Rebel Salute is more than just great entertainment. It goes beyond the showcasing of the levels of excellence to which our singers and musicians strive and achieve. Rebel Salute 2001 was a study of a nation in search of itself. First there was the audience. Picture this: any number of dreadlocked males lovingly sharing the night with women in brunette or black and, yes, blond wigs. Men militantly dressed in khaki or battle fatigues or denims with women in barely-there outfits. All sharing the same ground with men and women in their finest traditional African clothing, walking the Kaiser Sports ground as if these were the swaddling clothes in which they had been delivered.

And then there was what was happening on stage. There was not one artist, including the bald head performers, who did not begin with some kind of invocation to the Spirit, a supplication for intervention to bless not just his or her individual presentation but that of the other performers as well. There was this welcome and uplifting ritual of thanksgiving for their individual and collective talent and for the opportunity to share. It was more like a ministering, a determination to demonstrate that we are a people who are proud of the fact that when it comes to "doing things right" we wrote the book.

And then there was the sea of red, gold and green banners which united the audience, however they were dressed or not dressed, saluting the performers as they sang for righteousness and principles in the society, for justice, for intolerance against the immorality and corruption and all the other detours away from self which have brought us to a place of poverty and desolation. Like Timbuktu. And agreeing with the performers for the restoration of the Timbuktu which they represented.

Not a few times during the show I wondered where would this nation be without the spiritual vigilance, the indomitable pride, the sense of history and purpose of the Rastaman, the Blackheart Man as its conscience? How many of us have not had at least one experience of an inability to explain the geographical location of Jamaica but have found instant friendship and succour if we have needed it, because we have come from the land of the Blackheart Man and we are recognised by the stamp which he has placed upon the world? Few people in faraway places have asked us about the names and character of our wealthiest businessmen or brightest politicians, although, indeed they might have granted them favours precisely because they are children of the Blackheart Man.

How very appropriate, then, that it was the Blackheart Man himself, Bunny Wailer, who at Rebel Salute 2001 chastised the proponents of "duncehall", as another friend has come to call it, for desecrating their heritage not just in the form and content of the present dance hall but in its reproduction and representation on cable channels. It became his job as "elder" to remind us that before we can be anything we have to be educated about who we are; that we cannot divorce ourselves from the knowledge, struggles, experience and values of those who came before and expect to make progress. We have to learn again how to be people of substance and quality in order to manifest success. We cannot worship at the shrine of money and expect to sustain economic growth. That which does not sustain the soul itself shall pass.

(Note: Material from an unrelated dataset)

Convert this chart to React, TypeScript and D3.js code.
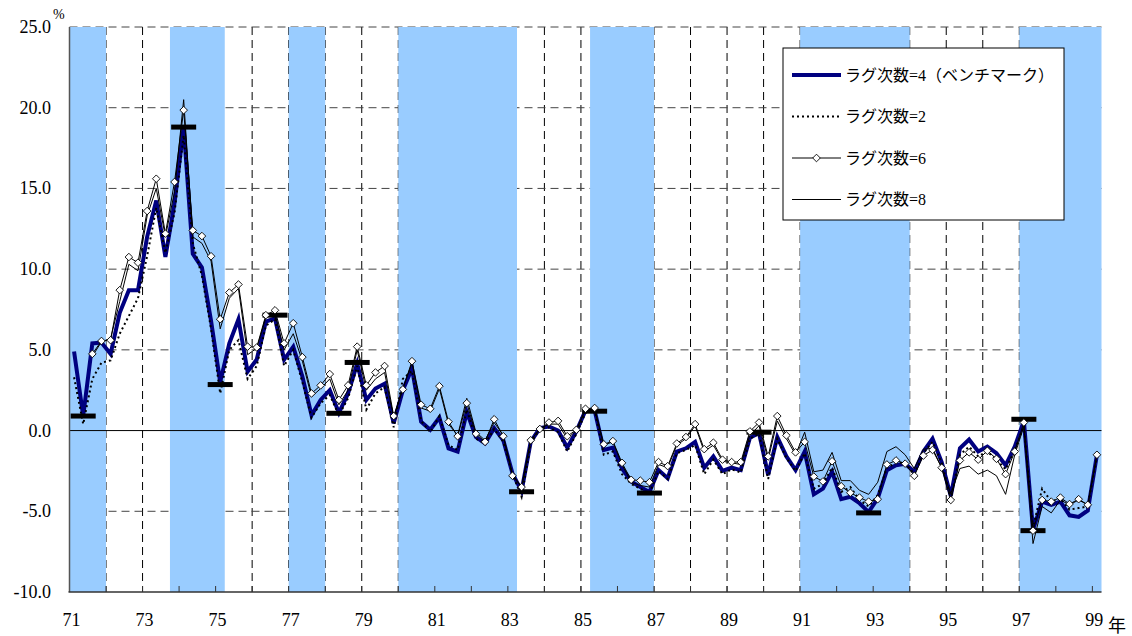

And for sustainability we salute Israel Vibration. During their performance one female patron enquired of anyone she thought would know whether they were always "like that", referring to their polio and the fact that they performed on crutches. When she received an affirmative answer she responded "den what excuse any of us have for not going after a goal?"

Strength

For this is what Rebel Salute is about, proof that Timbuktu is accessible. It is an ever present and unmistakable part of who we are. Just like the Blackheart Man. Rebel Salute 2001 was a reminder that if we pick up the banner, in time we will shed the wigs and whatever else anchors the veils on our eyes, and keeps us separated from community: that place of co-operation and oneness and caring, that singular objective, the singing of the same song which gives us the strength to refuse to bow in spite of Armageddon and deny "the hypocrites" of the chance to say "that we can't unite".

This is why I believe so many of the uniformed men and women on duty so obviously enjoyed being there and why the police allowed this affirmation of aspirations to show until three minutes to nine in the morning.

Maybe you should rename the Sports Kaiser complex, Tim-buktu. It is there for all those who want to reach. And for those who don't, we do it for them as well, anyway.

With gratitude and nuff respex. And continued good wishes for honour and prosperity.

­ Amina.

Amina Blackwood-Meeks is a communications specialist.